Required work :: Nothing outside the range is to be copied. From the entries below, reproduce exactly the lines starting at the one with "Write a Python" and ending at the one with "from matplotlib.ticker import", without pictures.

Stored records ::
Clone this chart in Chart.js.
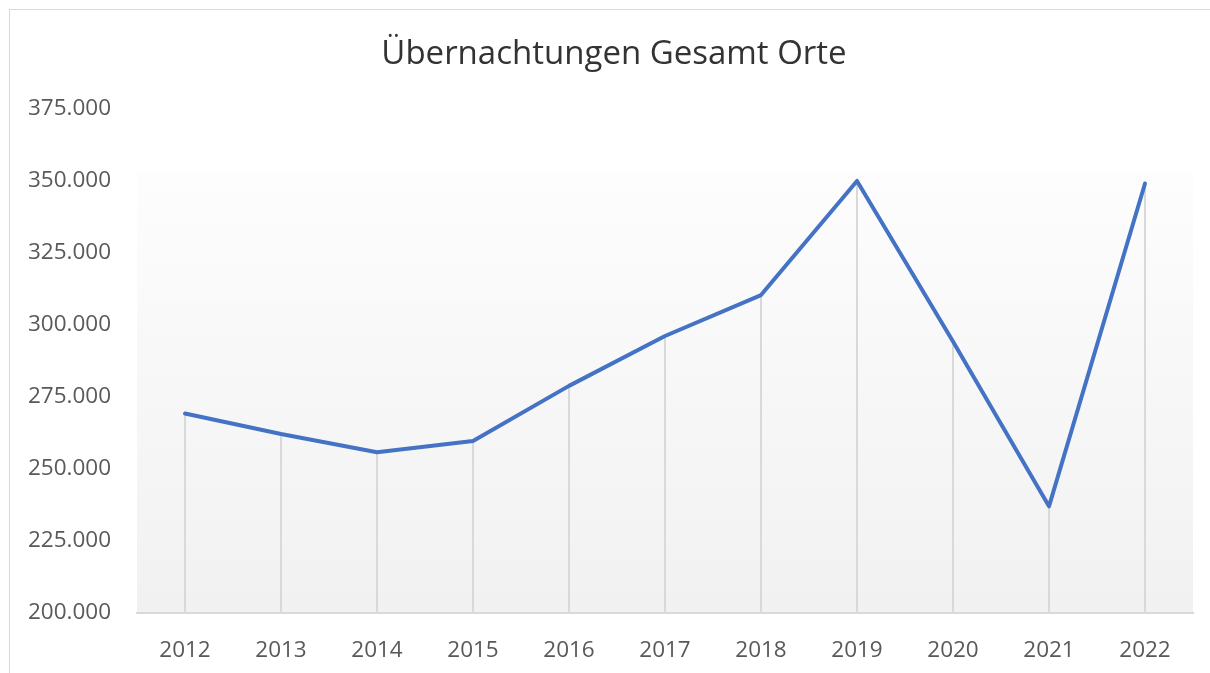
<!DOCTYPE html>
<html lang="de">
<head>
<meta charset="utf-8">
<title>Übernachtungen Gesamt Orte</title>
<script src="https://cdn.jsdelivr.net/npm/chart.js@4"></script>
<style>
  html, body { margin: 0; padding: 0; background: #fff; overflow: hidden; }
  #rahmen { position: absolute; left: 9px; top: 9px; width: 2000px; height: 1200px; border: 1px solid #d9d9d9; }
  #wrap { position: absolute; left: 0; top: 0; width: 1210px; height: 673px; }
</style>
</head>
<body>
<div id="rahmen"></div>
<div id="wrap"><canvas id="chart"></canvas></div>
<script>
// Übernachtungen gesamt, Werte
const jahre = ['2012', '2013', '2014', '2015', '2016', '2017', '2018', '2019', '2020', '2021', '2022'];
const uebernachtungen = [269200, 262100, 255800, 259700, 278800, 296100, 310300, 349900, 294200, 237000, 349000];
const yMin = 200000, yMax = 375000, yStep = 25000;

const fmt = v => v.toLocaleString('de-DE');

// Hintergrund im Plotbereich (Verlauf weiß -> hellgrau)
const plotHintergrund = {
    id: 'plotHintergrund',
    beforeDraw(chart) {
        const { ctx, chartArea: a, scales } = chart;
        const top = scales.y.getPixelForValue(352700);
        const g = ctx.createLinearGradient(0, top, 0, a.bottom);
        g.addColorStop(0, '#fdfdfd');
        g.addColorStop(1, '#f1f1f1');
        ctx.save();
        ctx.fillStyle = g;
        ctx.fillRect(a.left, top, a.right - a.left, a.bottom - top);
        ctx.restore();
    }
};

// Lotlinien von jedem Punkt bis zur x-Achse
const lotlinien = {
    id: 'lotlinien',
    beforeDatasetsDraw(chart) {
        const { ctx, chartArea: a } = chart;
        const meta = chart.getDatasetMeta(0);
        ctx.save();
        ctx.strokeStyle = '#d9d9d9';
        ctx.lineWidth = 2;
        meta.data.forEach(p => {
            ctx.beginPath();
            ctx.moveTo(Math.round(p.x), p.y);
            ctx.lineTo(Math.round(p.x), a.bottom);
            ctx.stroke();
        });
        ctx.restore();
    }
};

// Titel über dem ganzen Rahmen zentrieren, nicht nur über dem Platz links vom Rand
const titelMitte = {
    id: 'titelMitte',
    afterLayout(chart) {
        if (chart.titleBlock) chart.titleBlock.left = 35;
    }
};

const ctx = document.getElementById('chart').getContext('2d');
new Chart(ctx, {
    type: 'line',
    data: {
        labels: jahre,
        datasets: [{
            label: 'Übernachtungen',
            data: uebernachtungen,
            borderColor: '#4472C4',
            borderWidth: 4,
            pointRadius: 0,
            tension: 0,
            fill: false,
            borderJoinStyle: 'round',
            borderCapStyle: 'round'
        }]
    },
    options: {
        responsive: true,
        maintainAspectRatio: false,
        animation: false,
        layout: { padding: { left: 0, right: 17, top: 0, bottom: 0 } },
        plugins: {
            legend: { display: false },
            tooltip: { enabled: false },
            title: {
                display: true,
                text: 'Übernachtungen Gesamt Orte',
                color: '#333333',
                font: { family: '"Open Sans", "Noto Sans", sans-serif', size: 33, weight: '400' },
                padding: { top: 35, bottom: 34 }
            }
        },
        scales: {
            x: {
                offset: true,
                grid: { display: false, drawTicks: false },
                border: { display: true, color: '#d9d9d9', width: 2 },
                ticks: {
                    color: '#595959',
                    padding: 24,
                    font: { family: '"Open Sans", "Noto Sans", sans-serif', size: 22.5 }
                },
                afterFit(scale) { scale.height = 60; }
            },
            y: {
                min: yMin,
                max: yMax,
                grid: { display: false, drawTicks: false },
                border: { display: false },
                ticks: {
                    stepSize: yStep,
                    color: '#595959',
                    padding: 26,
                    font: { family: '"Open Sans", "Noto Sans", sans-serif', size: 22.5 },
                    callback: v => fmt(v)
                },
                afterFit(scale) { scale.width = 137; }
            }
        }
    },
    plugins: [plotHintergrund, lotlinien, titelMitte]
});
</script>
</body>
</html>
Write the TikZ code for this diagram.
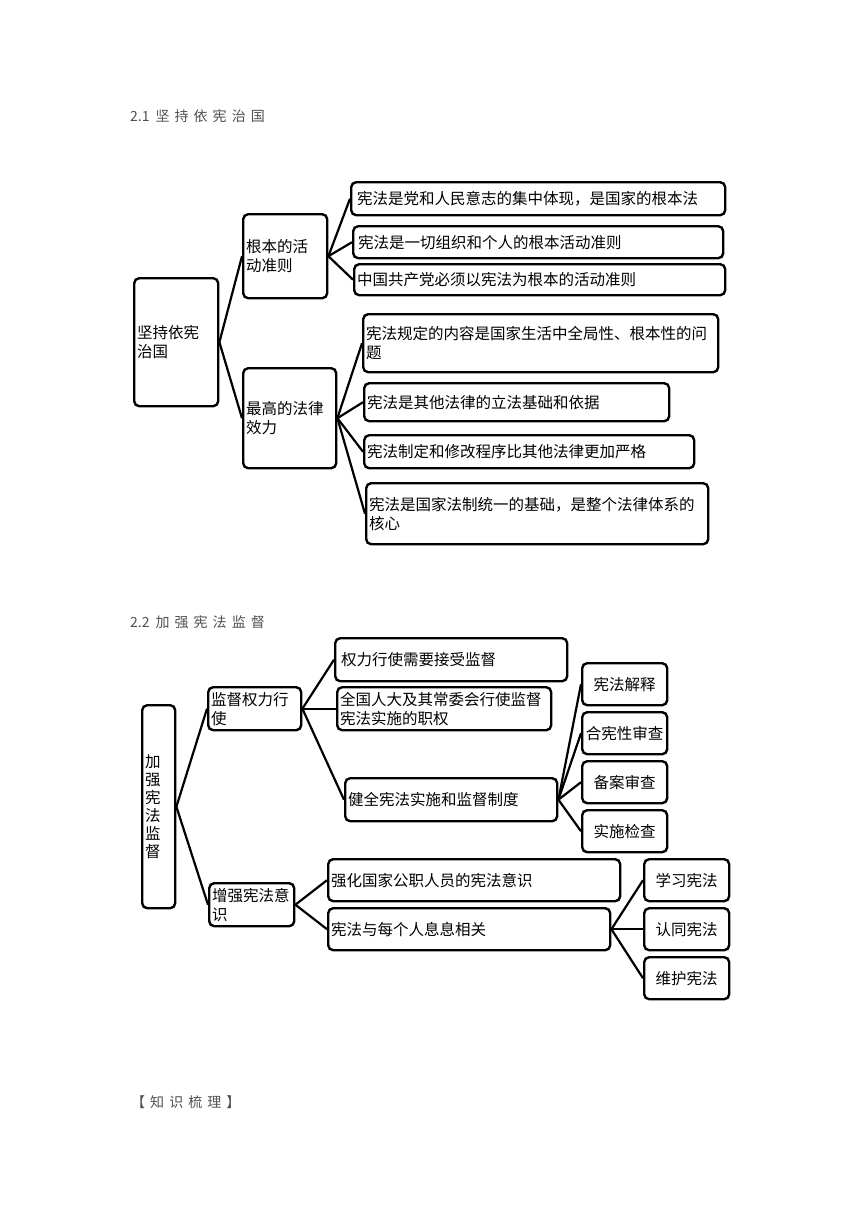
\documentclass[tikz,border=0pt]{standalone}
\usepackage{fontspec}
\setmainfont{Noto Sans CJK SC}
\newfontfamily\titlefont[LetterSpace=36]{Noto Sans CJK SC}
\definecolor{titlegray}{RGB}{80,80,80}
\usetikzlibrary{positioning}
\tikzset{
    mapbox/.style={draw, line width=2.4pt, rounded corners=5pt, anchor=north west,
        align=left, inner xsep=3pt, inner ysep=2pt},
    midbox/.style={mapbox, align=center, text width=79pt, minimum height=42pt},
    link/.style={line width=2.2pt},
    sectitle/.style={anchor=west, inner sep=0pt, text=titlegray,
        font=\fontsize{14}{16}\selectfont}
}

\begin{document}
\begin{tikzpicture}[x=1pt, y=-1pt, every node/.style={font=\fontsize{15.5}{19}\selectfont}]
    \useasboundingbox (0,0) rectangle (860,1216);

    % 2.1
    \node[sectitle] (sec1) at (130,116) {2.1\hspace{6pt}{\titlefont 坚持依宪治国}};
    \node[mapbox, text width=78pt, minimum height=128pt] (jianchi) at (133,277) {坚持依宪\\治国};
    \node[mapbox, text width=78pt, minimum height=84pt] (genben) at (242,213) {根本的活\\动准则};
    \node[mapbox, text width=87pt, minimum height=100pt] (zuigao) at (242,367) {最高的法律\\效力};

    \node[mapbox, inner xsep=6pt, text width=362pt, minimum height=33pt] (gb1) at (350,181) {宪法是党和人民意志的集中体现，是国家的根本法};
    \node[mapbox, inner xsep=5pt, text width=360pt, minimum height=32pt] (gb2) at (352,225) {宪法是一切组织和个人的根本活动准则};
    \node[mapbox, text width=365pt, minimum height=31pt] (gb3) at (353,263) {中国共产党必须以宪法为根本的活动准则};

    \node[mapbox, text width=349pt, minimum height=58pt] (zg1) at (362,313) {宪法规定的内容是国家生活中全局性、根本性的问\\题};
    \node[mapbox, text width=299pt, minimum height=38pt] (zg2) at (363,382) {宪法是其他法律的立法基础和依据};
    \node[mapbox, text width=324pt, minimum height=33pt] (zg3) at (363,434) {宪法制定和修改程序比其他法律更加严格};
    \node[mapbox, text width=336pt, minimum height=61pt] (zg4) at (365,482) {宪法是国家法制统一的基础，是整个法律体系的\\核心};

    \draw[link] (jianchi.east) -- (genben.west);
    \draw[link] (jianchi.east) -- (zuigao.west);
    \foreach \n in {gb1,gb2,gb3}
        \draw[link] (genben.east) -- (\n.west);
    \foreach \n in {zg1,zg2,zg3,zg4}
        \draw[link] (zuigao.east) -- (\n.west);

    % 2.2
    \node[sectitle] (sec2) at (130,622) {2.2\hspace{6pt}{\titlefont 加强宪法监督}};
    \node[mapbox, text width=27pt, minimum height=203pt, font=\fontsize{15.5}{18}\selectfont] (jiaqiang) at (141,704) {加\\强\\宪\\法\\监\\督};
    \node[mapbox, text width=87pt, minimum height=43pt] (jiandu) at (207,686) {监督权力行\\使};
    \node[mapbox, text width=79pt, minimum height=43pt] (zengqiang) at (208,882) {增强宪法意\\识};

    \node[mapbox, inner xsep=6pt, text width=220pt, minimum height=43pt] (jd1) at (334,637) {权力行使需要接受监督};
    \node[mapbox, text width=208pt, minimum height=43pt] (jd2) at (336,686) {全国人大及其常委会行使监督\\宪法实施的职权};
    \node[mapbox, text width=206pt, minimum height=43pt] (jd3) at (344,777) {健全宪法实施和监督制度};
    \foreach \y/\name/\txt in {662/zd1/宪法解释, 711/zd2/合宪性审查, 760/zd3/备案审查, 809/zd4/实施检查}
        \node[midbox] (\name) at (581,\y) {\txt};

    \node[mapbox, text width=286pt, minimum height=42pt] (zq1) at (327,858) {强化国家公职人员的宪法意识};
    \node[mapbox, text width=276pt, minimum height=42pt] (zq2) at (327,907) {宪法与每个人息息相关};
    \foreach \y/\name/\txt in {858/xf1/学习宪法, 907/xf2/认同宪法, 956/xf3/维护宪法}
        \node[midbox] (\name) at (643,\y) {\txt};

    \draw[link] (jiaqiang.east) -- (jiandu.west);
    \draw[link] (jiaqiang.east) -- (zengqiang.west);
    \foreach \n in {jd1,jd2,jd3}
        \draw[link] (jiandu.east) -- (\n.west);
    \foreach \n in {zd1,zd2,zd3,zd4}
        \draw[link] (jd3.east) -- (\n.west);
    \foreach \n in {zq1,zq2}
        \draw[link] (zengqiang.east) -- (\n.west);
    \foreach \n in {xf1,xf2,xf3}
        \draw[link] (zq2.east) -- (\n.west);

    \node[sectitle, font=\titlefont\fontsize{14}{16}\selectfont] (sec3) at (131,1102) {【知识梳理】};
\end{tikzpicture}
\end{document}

==

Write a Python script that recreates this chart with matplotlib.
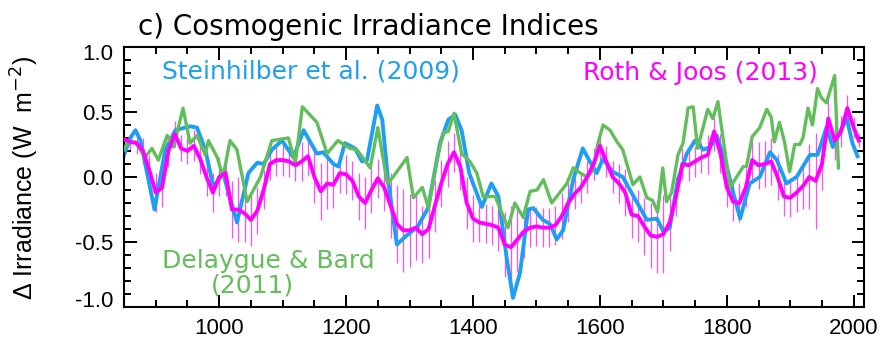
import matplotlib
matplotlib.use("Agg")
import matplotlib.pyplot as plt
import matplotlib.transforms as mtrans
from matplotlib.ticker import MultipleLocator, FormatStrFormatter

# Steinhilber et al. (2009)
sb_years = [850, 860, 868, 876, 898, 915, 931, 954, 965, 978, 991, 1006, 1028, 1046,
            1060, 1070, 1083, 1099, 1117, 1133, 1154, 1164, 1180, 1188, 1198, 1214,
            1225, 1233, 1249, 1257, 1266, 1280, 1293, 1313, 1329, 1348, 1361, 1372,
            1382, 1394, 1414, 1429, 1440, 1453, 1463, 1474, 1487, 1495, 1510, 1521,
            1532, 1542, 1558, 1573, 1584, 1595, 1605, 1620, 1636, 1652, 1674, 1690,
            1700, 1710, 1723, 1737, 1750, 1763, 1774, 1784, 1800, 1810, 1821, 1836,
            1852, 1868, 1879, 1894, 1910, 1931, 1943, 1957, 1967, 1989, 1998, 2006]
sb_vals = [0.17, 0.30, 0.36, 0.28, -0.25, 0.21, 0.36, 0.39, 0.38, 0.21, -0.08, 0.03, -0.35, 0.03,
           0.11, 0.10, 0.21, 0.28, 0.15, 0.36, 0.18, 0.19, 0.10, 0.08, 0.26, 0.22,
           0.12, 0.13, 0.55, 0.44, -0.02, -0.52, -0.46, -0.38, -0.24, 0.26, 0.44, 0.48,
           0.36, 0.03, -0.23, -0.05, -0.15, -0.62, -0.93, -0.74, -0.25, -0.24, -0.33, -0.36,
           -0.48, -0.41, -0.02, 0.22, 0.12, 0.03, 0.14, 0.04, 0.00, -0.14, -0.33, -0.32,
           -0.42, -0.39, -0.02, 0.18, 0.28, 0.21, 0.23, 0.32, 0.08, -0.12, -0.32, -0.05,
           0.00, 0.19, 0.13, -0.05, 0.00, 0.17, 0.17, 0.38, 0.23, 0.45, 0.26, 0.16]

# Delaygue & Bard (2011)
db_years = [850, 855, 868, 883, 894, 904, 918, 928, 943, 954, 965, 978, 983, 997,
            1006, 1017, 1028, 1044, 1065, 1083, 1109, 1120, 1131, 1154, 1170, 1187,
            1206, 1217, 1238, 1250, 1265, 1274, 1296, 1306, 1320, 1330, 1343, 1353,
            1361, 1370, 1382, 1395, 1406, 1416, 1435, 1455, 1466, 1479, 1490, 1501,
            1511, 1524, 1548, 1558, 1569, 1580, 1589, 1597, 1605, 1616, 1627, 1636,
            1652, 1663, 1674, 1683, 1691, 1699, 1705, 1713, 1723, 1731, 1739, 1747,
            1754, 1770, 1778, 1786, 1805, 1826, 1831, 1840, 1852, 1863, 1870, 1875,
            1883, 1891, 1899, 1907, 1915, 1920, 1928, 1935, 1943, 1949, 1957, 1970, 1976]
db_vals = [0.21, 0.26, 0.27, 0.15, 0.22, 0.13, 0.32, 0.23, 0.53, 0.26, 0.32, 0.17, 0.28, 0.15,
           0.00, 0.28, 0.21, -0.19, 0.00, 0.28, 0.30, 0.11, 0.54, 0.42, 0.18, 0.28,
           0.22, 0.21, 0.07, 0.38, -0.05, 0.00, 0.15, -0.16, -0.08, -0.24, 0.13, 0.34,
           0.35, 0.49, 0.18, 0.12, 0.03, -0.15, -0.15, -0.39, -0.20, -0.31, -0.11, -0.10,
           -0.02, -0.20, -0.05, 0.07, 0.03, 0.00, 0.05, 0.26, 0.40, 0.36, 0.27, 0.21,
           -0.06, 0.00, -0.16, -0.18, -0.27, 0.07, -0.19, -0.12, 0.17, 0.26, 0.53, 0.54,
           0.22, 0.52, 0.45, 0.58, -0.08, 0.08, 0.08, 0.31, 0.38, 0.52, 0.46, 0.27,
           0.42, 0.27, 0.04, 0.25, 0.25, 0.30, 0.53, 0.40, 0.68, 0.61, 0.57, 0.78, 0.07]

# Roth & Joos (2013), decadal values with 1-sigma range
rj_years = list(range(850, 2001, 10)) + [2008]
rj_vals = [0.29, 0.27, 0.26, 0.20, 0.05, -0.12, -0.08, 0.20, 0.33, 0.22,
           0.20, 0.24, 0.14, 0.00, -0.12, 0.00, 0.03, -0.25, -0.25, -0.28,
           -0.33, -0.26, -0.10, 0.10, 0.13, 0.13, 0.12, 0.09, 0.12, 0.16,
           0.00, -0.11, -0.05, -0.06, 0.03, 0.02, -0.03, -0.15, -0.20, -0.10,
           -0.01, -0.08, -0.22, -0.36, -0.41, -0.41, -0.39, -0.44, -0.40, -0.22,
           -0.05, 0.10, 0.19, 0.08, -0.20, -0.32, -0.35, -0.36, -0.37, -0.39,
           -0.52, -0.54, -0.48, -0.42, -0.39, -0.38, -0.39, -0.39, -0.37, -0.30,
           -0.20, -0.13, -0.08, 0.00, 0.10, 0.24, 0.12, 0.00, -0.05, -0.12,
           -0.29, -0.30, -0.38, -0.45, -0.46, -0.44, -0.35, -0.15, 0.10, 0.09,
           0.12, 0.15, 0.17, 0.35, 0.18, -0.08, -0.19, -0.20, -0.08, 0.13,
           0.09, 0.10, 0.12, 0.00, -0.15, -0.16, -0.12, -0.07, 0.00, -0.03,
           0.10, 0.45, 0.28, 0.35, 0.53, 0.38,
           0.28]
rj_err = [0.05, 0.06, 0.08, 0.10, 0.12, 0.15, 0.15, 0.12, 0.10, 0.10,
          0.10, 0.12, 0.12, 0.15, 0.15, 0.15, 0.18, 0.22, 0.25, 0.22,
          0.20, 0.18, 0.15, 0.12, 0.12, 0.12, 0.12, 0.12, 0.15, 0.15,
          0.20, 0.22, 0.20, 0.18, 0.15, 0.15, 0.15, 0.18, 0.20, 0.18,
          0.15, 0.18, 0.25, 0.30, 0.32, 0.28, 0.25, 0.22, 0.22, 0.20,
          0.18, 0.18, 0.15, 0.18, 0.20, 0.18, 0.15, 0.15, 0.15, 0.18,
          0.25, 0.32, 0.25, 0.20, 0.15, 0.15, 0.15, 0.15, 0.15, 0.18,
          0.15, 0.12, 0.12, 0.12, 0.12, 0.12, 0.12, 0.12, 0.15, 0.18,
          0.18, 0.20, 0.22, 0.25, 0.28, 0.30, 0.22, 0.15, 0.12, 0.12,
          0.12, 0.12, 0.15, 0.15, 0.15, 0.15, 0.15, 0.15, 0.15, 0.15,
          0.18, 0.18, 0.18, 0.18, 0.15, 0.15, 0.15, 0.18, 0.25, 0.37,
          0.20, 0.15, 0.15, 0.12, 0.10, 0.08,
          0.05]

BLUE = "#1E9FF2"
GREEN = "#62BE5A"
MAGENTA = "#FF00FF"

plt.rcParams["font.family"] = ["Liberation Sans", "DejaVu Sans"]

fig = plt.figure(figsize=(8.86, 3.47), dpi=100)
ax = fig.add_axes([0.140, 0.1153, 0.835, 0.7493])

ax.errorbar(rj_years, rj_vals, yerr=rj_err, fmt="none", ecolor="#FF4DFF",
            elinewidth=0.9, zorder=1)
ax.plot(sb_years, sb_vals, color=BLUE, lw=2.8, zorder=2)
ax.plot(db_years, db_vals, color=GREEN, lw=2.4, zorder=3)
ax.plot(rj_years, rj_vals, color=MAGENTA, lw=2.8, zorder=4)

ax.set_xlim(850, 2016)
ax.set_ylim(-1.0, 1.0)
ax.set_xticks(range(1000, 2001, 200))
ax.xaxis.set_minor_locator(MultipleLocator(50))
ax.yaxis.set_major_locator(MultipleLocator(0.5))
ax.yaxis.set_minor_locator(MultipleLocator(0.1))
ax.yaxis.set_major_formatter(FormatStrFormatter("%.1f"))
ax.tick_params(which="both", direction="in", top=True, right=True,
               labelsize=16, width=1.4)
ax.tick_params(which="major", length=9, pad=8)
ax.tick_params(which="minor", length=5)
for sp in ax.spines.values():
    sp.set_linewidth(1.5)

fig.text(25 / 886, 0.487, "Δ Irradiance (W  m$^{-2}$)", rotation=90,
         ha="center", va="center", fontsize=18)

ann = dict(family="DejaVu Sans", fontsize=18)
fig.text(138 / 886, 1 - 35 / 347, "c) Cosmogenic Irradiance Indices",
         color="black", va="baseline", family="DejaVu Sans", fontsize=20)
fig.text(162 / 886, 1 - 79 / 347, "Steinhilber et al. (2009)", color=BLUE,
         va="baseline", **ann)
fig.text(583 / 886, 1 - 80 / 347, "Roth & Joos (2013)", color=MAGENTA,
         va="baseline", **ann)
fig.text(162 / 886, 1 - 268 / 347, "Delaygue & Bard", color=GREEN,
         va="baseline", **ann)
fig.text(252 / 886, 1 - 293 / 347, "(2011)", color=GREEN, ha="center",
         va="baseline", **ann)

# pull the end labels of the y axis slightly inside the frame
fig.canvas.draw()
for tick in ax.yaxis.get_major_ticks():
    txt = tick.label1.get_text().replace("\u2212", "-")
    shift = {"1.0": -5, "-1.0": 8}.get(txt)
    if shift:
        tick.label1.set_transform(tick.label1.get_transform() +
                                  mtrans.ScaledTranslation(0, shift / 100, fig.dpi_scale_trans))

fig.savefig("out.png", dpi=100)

Reply ::
Write a Python script that recreates this chart with matplotlib.
import matplotlib
matplotlib.use("Agg")
import matplotlib.pyplot as plt
import matplotlib.transforms as mtrans
from matplotlib.ticker import MultipleLocator, FormatStrFormatter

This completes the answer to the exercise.